Diane Britt is a Birmingham, Ohio artist whose work encompasses paper and book arts, sculpture and installation, drawing and painting. She was early educated in Boston, including through such artists’ associations as The World Sculpture Racing Society, where she continued her development as a sculptor and performance artist. She received a B.A. in Studio Art and Art History from UMass/Boston in 1985. During this time, Diane was also trained as a computer typesetter and paste-up artist, and continued to work in this field during and after college. As part of the Altered Book Group, Art Books Cleveland, the Morgan Conservatory of Papermaking, and the Firelands Association of Visual Arts, Diane is an active book and paper arts advocate. She has exhibited at the Ingalls Library at the Cleveland Museum and the Abecedarian Gallery in Denver, and is currently in Monumental in Miniature III, traveling in the U.S. and internationally. Her work is in a number of private and public collections, including the Clarence Ward Art Library at Oberlin College.

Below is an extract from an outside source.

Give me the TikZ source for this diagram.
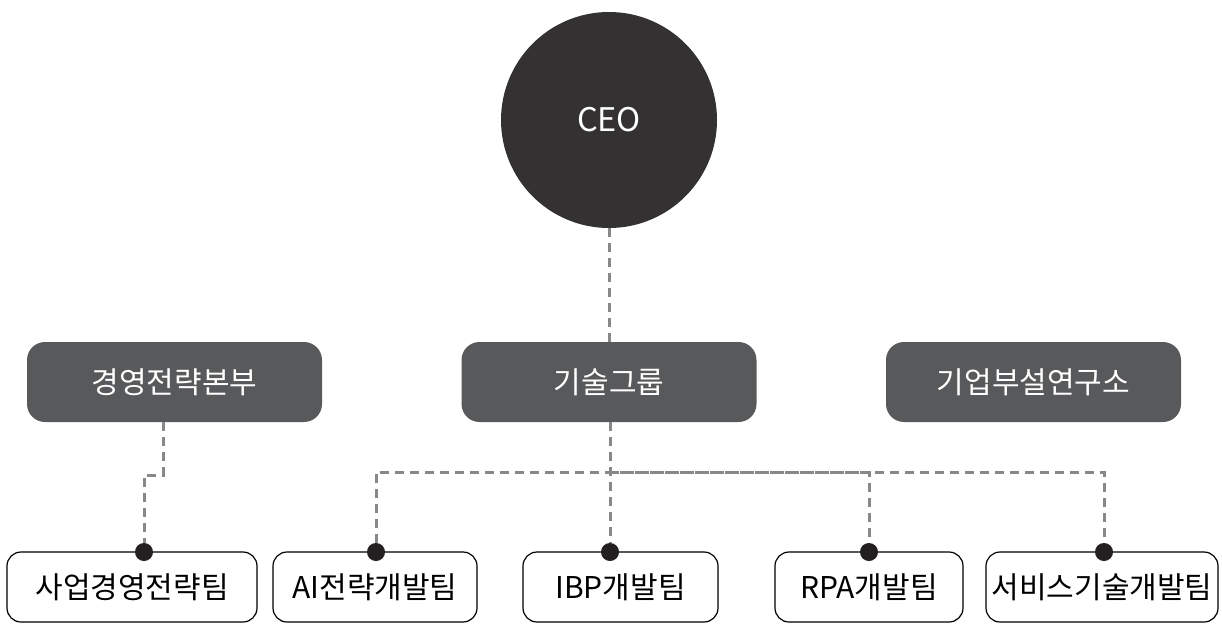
\documentclass[tikz,border=0pt]{standalone}
\usepackage{fontspec}
\setmainfont{Noto Sans CJK KR}
\usepackage{tikz}
\definecolor{ceodark}{HTML}{333132}
\definecolor{deptgray}{HTML}{58595B}
\definecolor{linkgray}{HTML}{88888A}
\definecolor{dotblack}{HTML}{231F20}
\begin{document}
\begin{tikzpicture}[x=1pt,y=-1pt]
		\tikzset{
			dept/.style = {fill = deptgray, draw = none, rounded corners = 18pt, minimum width = 295pt, minimum height = 80pt, text = white, font = \fontsize{30}{34}\selectfont},
			team/.style = {draw = black, line width = 1.2pt, fill = white, rounded corners = 14pt, minimum height = 70pt, font = \fontsize{30}{34}\selectfont},
			hub/.style = {circle, fill = dotblack, inner sep = 0pt, minimum size = 18pt},
			link/.style = {linkgray, line width = 3pt, dash pattern = on 9pt off 6pt}
		}
		\useasboundingbox (0,0) rectangle (1222,624);
		\node[circle, fill = ceodark, minimum size = 216pt, text = white, font = \fontsize{32.5}{36}\selectfont] (ceo) at (609,120) {CEO};
		\node[dept] (mgmt) at (174.5,382) {경영전략본부};
		\node[dept] (tech) at (609,382) {기술그룹};
		\node[dept] (lab) at (1033.5,382) {기업부설연구소};
		\node[team, minimum width = 250pt] (biz) at (132,587) {사업경영전략팀};
		\node[team, minimum width = 204pt] (ai) at (375,587) {AI전략개발팀};
		\node[team, minimum width = 195pt] (ibp) at (620.5,587) {IBP개발팀};
		\node[team, minimum width = 188pt] (rpa) at (869,587) {RPA개발팀};
		\node[team, minimum width = 232pt] (svc) at (1102,587) {서비스기술개발팀};
		\node[hub] (dbiz) at (144,552) {};
		\node[hub] (dai) at (376,552) {};
		\node[hub] (dibp) at (610,552) {};
		\node[hub] (drpa) at (869,552) {};
		\node[hub] (dsvc) at (1104,552) {};
		\coordinate (kneeA) at (163,475);
		\coordinate (kneeB) at (144,475);
		\coordinate (bus) at (610,472);
		\draw[link] (ceo) -- (tech);
		\draw[link] (tech.south -| bus) -- (dibp);
		\draw[link] (dai) |- (bus) -| (dsvc);
		\draw[link] (bus) -| (drpa);
		\draw[link] (mgmt.south -| kneeA) -- (kneeA) -- (kneeB) -- (dbiz);
	\end{tikzpicture}
\end{document}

Diane’s work explores traditional book, sculptural, and 2D forms as vehicles for unusual materials, methods, and ways to use visual and written language, as well as continues to develop within an oeuvre that reflects her hunger for knowledge and new experiences and skills. Her pieces often engage with both personal and more universal narratives, reflecting her own experiences as well as larger political and humanistic orientations. While making art remains a chiefly individual visually and physically creative process for her, Diane gains energy from collaboration with others, including through the learning process, but also very much through a dialogue with viewers and participants, further enlivening her creativity and sense of fun.
Diane enjoys making moveable books and paper toys, building three-dimensional objects and constructing installations to contain paper and other materials, using embroidery and knots in paper to explore surface design, and mining papers and altered book elements for their art-making potential. She values play, curiosity, and engaging the world and self as a lifelong process of growth and change.